Central banks are now not only buying government securities but also investment grade corporate credits, mortgage backed securities, junk bonds and exchange traded funds.  The central banks are arguing that they are providing liquidity but what they are doing is taking on the default risk of the underlying securities, inflating asset values and thereby providing market participants with little incentive to be discerning about investment quality.  Again, the consequences are that the beneficiaries of this largesse will be able to refinance and/or borrow more at a lower cost and have a reduced accountability for immediate performance.  Should the beneficiaries fail to deliver an appropriate risk adjusted return the default cost will be borne by the central banks who will bear the economic loss.  The economic loss will in effect be reflected in the moribund performance of the beneficiaries who will be sustained on a diet of subsidised loans and the effective monetarisation of losses sustained by the central bank on the holdings of the associated securities.

The exit strategy for the central banks will be determined by the politics.  As such the solution will need to address the bias favouring existing institutional arrangements and incumbents deemed too big to fail.

An austerity option will see the central banks gradually reverse QE and the associated excess liquidity.  This will allow asset values to reflect required risk adjusted returns and interest rates to once again signal and reflect required returns and default risks.  Governments would be required to cut their cloth, increasing taxation and selectively reducing expenditure while the private sector will see financial hardship, defaults, reduced asset prices and business restructurings before underutilised human and physical capital are appropriately redeployed.  Savers and astute investors in real businesses will be rewarded as real returns will be high. 

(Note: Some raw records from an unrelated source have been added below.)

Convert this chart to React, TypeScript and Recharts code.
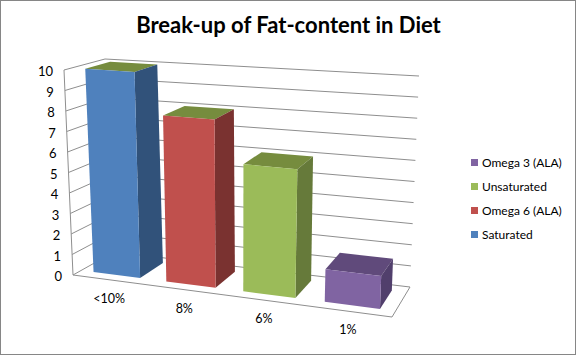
import React from "react";
import { BarChart, Bar, XAxis, YAxis, CartesianGrid, Legend, Customized } from "recharts";

const categories = ["<10%", "8%", "6%", "1%"];
const seriesNames = ["Saturated", "Omega 6 (ALA)", "Unsaturated", "Omega 3 (ALA)"];
const saturated = [10, null, null, null];
const omega6 = [null, 8, null, null];
const unsaturated = [null, null, 6, null];
const omega3 = [null, null, null, 1.5];
const valueTicks = [0, 1, 2, 3, 4, 5, 6, 7, 8, 9, 10];

const seriesValues = [saturated, omega6, unsaturated, omega3];
const data = categories.map((category, i) => {
  const row: Record<string, unknown> = { category };
  seriesNames.forEach((name, s) => (row[name] = seriesValues[s][i]));
  return row;
});

const frontColors = ["#4F81BD", "#C0504D", "#9BBB59", "#8064A2"];
const sideColors = ["#31527A", "#7A3230", "#667A3A", "#513F6C"];
const topColors = ["#768C3E", "#768C3E", "#768C3E", "#604A7B"];

const W = 576;
const H = 355;
const PLOT = { left: 40, top: 10, width: 526, height: 305 };
const WFRONT = 0.2;
const WBACK = 0.82;
const PERSPECTIVE = 1.12;
const FONT = "Lato, 'Open Sans', sans-serif";

// Corners of the 3D box on screen
const corners = {
  b00: [73, 275],
  b10: [392, 317],
  t00: [64, 70],
  t10: [401, 94],
  b01: [114, 252],
  b11: [410, 287],
  t01: [105, 59],
  t11: [419, 76],
};

function project(uRaw: number, v: number, w: number): [number, number] {
  const u = uRaw / (uRaw + PERSPECTIVE * (1 - uRaw));
  const mix = (i: number) => {
    const f0 = corners.b00[i] * (1 - u) + corners.b10[i] * u;
    const f1 = corners.t00[i] * (1 - u) + corners.t10[i] * u;
    const g0 = corners.b01[i] * (1 - u) + corners.b11[i] * u;
    const g1 = corners.t01[i] * (1 - u) + corners.t11[i] * u;
    const f = f0 * (1 - v) + f1 * v;
    const g = g0 * (1 - v) + g1 * v;
    return f * (1 - w) + g * w;
  };
  return [mix(0), mix(1)];
}
const toU = (x: number) => (x - PLOT.left) / PLOT.width;
const toV = (y: number) => (PLOT.top + PLOT.height - y) / PLOT.height;
const pts = (list: [number, number][]) => list.map((p) => p.join(",")).join(" ");

function makeBarShape(index: number) {
  return function BarShape(props: any) {
    const { x, y, width, height } = props;
    if (!(height > 0)) return <g />;
    const u0 = toU(x);
    const u1 = toU(x + width);
    const v1 = toV(y);
    const v0 = toV(y + height);
    const p = project;
    return (
      <g>
        <polygon
          points={pts([p(u0, v1, WFRONT), p(u1, v1, WFRONT), p(u1, v1, WBACK), p(u0, v1, WBACK)])}
          fill={topColors[index]}
        />
        <polygon
          points={pts([p(u1, v0, WFRONT), p(u1, v1, WFRONT), p(u1, v1, WBACK), p(u1, v0, WBACK)])}
          fill={sideColors[index]}
        />
        <polygon
          points={pts([p(u0, v0, WFRONT), p(u1, v0, WFRONT), p(u1, v1, WFRONT), p(u0, v1, WFRONT)])}
          fill={frontColors[index]}
        />
      </g>
    );
  };
}

function gridLine(props: any) {
  const v = toV(props.y1);
  return (
    <polyline
      key={props.key ?? props.y1}
      points={pts([project(0, v, 0), project(0, v, 1), project(1, v, 1)])}
      fill="none"
      stroke="#8E8E8E"
      strokeWidth={1}
    />
  );
}

function YTick(props: any) {
  const [px, py] = project(0, toV(props.y), 0);
  return (
    <text x={px - 11} y={py + 1} textAnchor="end" dominantBaseline="central" fontFamily={FONT} fontSize={13} fill="#000">
      {props.payload.value}
    </text>
  );
}

function XTick(props: any) {
  const [px, py] = project(toU(props.x), 0, 0);
  return (
    <text x={px} y={py + 18.5} textAnchor="middle" dominantBaseline="central" fontFamily={FONT} fontSize={12.5} fill="#000">
      {props.payload.value}
    </text>
  );
}

function Frame() {
  return (
    <g>
      <rect x={0.5} y={0.5} width={W - 1} height={H - 1} fill="none" stroke="#868686" />
      <polyline
        points={pts([project(0, 1, 0), project(0, 0, 0), project(1, 0, 0), project(1, 0, 1)])}
        fill="none"
        stroke="#8E8E8E"
      />
      <text x={288.5} y={33} textAnchor="middle" fontFamily={FONT} fontWeight={700} fontSize={22} fill="#000">
        Break-up of Fat-content in Diet
      </text>
    </g>
  );
}

function LegendBox(props: any) {
  const items = [...(props.payload || [])].sort(
    (a: any, b: any) => seriesNames.indexOf(b.value) - seriesNames.indexOf(a.value)
  );
  return (
    <div style={{ fontFamily: FONT, fontSize: 12, color: "#000" }}>
      {items.map((it: any) => (
        <div key={it.value} style={{ display: "flex", alignItems: "center", height: 24, whiteSpace: "nowrap" }}>
          <span style={{ width: 7, height: 7, background: it.color, marginRight: 4, display: "inline-block" }} />
          {it.value}
        </div>
      ))}
    </div>
  );
}

export default function App() {
  return (
    <div style={{ position: "absolute", left: 0, top: 0, width: W, height: H, background: "#fff" }}>
      <BarChart
        width={W}
        height={H}
        data={data}
        barCategoryGap="17.5%"
        margin={{ top: PLOT.top, left: 10, right: W - PLOT.left - PLOT.width, bottom: 10 }}
      >
        <Customized component={Frame} />
        <CartesianGrid vertical={false} horizontal={gridLine} />
        <XAxis dataKey="category" height={30} axisLine={false} tickLine={false} tick={XTick} interval={0} />
        <YAxis
          width={30}
          type="number"
          domain={[0, 10]}
          ticks={valueTicks}
          interval={0}
          axisLine={false}
          tickLine={false}
          tick={YTick}
        />
        {seriesNames.map((name, i) => (
          <Bar
            key={name}
            dataKey={name}
            stackId="all"
            fill={frontColors[i]}
            isAnimationActive={false}
            shape={makeBarShape(i)}
          />
        ))}
        <Legend
          layout="vertical"
          align="center"
          verticalAlign="middle"
          content={LegendBox}
          wrapperStyle={{ position: "absolute", left: 471, top: 150, width: 104, bottom: "auto", right: "auto" }}
        />
      </BarChart>
    </div>
  );
}
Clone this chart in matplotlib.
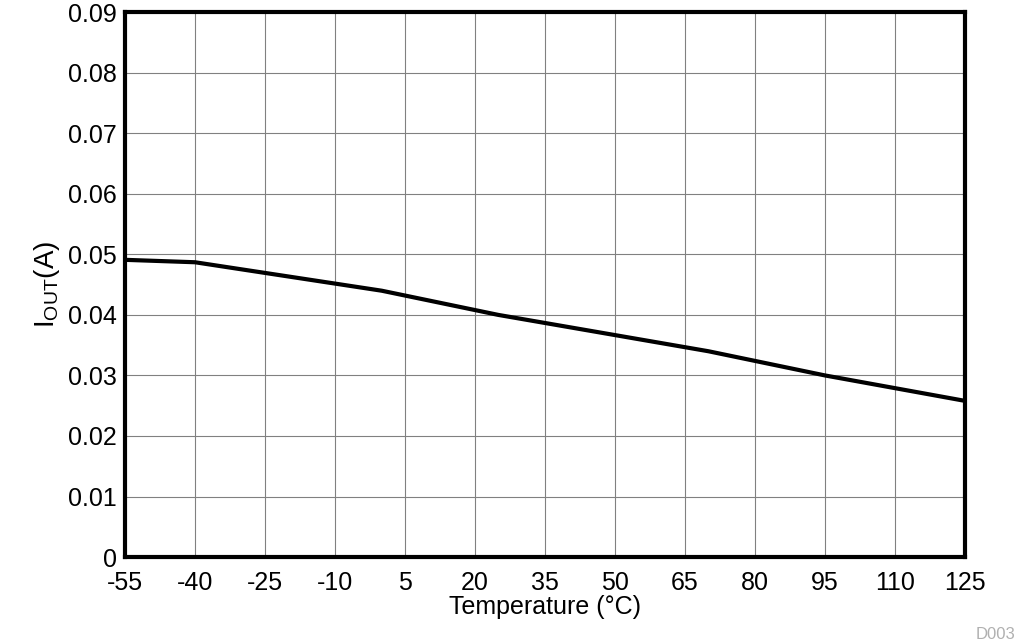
import matplotlib
matplotlib.use('Agg')
import matplotlib.pyplot as plt

plt.rcParams['font.family'] = ['Liberation Sans', 'DejaVu Sans']
plt.rcParams['axes.unicode_minus'] = False

# data
temp_c = [-55, -40, 0, 25, 70, 95, 125]
iout_a = [0.0491, 0.0487, 0.0440, 0.0400, 0.0340, 0.0300, 0.0258]

x_ticks = list(range(-55, 126, 15))
y_ticks = [0, 0.01, 0.02, 0.03, 0.04, 0.05, 0.06, 0.07, 0.08, 0.09]
y_labels = ['0', '0.01', '0.02', '0.03', '0.04', '0.05', '0.06', '0.07', '0.08', '0.09']

fig = plt.figure(figsize=(10.18, 6.44), dpi=100)
ax = fig.add_axes([0.1228, 0.135, 0.8252, 0.846])

ax.plot(temp_c, iout_a, color='black', lw=3)
ax.set_xlim(-55, 125)
ax.set_ylim(0, 0.09)
ax.set_xticks(x_ticks)
ax.set_yticks(y_ticks)
ax.set_yticklabels(y_labels)
ax.grid(True, color='#808080', lw=0.8)
ax.tick_params(labelsize=18, length=0)
ax.tick_params(axis='x', pad=10)
ax.tick_params(axis='y', pad=6)
for s in ax.spines.values():
    s.set_linewidth(3)

ax.set_xlabel('Temperature (°C)', fontsize=18, labelpad=0)
ax.set_ylabel(r'I$_{\mathregular{OUT}}$(A)', fontsize=20, labelpad=4)
fig.text(0.997, 0.003, 'D003', ha='right', va='bottom', fontsize=12, color='#b0b0b0')

fig.savefig('out.png', dpi=100)
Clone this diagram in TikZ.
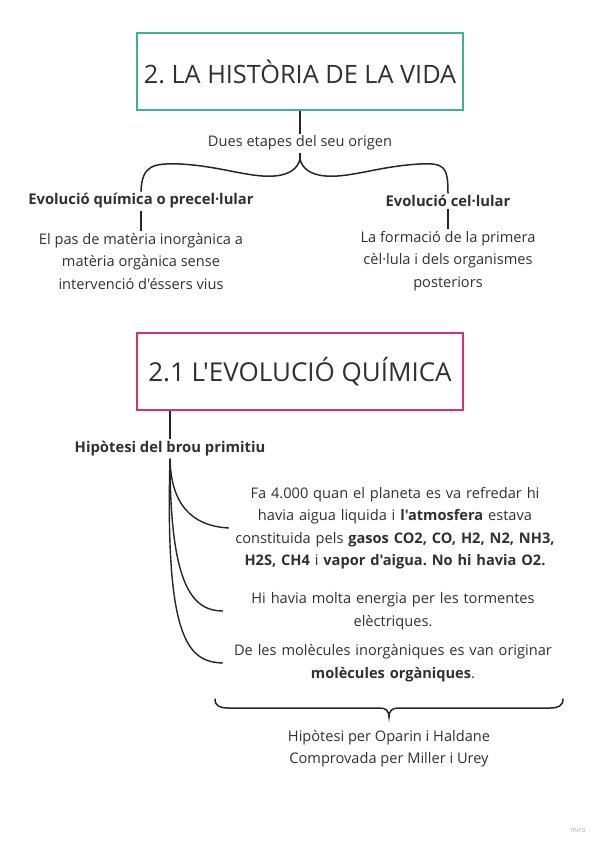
\documentclass[tikz,border=0pt]{standalone}
\usepackage{fontspec}
\setmainfont{Open Sans}
\newfontfamily\mapfont{Open Sans}
\usepackage{xcolor}
\usepackage{tikz}
\usetikzlibrary{positioning,calc}
\definecolor{mintgreen}{RGB}{62,178,152}
\definecolor{hotpink}{RGB}{214,46,128}
\definecolor{inkgray}{RGB}{48,48,48}
\definecolor{mirogray}{RGB}{175,175,175}
\frenchspacing

\begin{document}
\begin{tikzpicture}[
    x=1pt, y=-1pt,
    titlebox/.style={
        rectangle,
        draw=#1,
        line width=2pt,
        minimum width=326pt,
        minimum height=77pt,
        align=center,
        text=inkgray,
        font=\mapfont\fontsize{25.3}{30}\selectfont
    },
    stagename/.style={
        align=center,
        inner sep=2pt,
        text=inkgray,
        font=\mapfont\fontsize{14.8}{22.5}\selectfont\bfseries
    },
    bodytext/.style={
        align=center,
        inner sep=2pt,
        text=inkgray,
        font=\mapfont\fontsize{14.6}{22.5}\selectfont
    },
    facttext/.style={
        bodytext,
        text width=336pt
    },
    link/.style={
        line width=1.4pt,
        draw=black!85
    },
    bracket/.style={
        line width=1.5pt,
        draw=black!85,
        line cap=round
    }
]
\useasboundingbox (0,0) rectangle (600,848);

% first part: two stages
\node[titlebox=mintgreen] (history) at (300,71.5) {2. LA HISTÒRIA DE LA VIDA};
\node[bodytext] (stages) at (300,143) {Dues etapes del seu origen};

\node[stagename] (chem) at (141,201) {Evolució química o precel·lular};
\node[stagename] (cell) at (448,201) {Evolució cel·lular};

\node[bodytext, below=20pt of chem] (chemtxt) {El pas de matèria inorgànica a\\matèria orgànica sense\\intervenció d'éssers vius};
\node[bodytext, below=20pt of cell] (celltxt) {La formació de la primera\\cèl·lula i dels organismes\\posteriors};

\coordinate (toptip) at (300,159);
\draw[link] (history.south) -- (stages.north);
\draw[link] (stages.south) -- (toptip);
\draw[bracket] (chem.north) .. controls (142,166) and (152,163) .. (180,164)
    .. controls (220,166) and (250,178) .. (274,176)
    .. controls (290,175) and (298,168) .. (toptip)
    .. controls (302,168) and (310,175) .. (326,176)
    .. controls (350,178) and (380,166) .. (420,164)
    .. controls (444,163) and (448,166) .. (cell.north);
\draw[link] (chem.south) -- (chemtxt.north);
\draw[link] (cell.south) -- (celltxt.north);

% second part: chemical evolution
\node[titlebox=hotpink, font=\mapfont\fontsize{26}{30}\selectfont] (chemevo) at (300,371.5) {2.1 L'EVOLUCIÓ QUÍMICA};
\node[stagename] (soup) at (170,449) {Hipòtesi del brou primitiu};

\node[facttext] (fact1) at (395,528) {Fa 4.000 quan el planeta es va refredar hi\\havia aigua liquida i \textbf{l'atmosfera} estava\\constituida pels \textbf{gasos CO2, CO, H2, N2, NH3,}\\\textbf{H2S, CH4} i \textbf{vapor d'aigua. No hi havia O2.}};
\node[facttext] (fact2) at (393,611) {Hi havia molta energia per les tormentes\\elèctriques.};
\node[facttext] (fact3) at (393,663) {De les molècules inorgàniques es van originar\\\textbf{molècules orgàniques}.};

\draw[link] (chemevo.south -| soup.north) -- (soup.north);
\draw[link] (soup.south) .. controls (171,505) and (192,526) .. ($(fact1.west)+(4,0)$);
\draw[link] (soup.south) .. controls (170,585) and (192,611) .. (fact2.west);
\draw[link] (soup.south) .. controls (165,640) and (188,662) .. (fact3.west);

\coordinate (lowtip) at (389,717);
\draw[bracket] (215,699) .. controls (215,706) and (220,708) .. (228,708) -- (380,708)
    .. controls (386,708) and (389,711) .. (lowtip)
    .. controls (389,711) and (392,708) .. (398,708) -- (550,708)
    .. controls (558,708) and (563,706) .. (563,699);

\node[bodytext, below=11pt of lowtip] (authors) {Hipòtesi per Oparin i Haldane\\Comprovada per Miller i Urey};

\node[text=mirogray, font=\mapfont\fontsize{7}{8}\selectfont] (miro) at (578,830) {miro};

\end{tikzpicture}
\end{document}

The easy political option is however monetarisation of the debts.  The central banks will maintain their bloated balance sheets.  Ultimately, they will either incur significant impairment due to defaults or continue to grow thereby perpetuating the discontinuities and distortions in the capital markets that QE introduced.  Governments and favoured institutions will continue to incur debts that they may not be able to service thereby commanding resources that under more orthodox policies would be available to others in society to deploy more productively.  With governments and large institutions favoured society will be less dynamic.  Lower productivity, higher inflation and continued financial hardship will be the consequences but expect fewer defaults and higher asset prices.  Confidence in the monetary base will wane and demands for compensation for non-asset price inflation will rise.  Savers will be disadvantaged as real returns will likely be negative after tax and even astute investors will struggle to discern the real economic signals from the nominal prices.  The real growth trajectory may be higher in the near term as expenditures are brought forward but will be significantly lower longer term than would be the case under the austerity option due to relative inefficiency of resource allocation.

In choosing their exit strategy politicians and central bankers should bear in mind that austerity is a burden that can be equitably borne but inflation is insidious and in its most harrowing form risks tearing asunder the very fabric of civil society.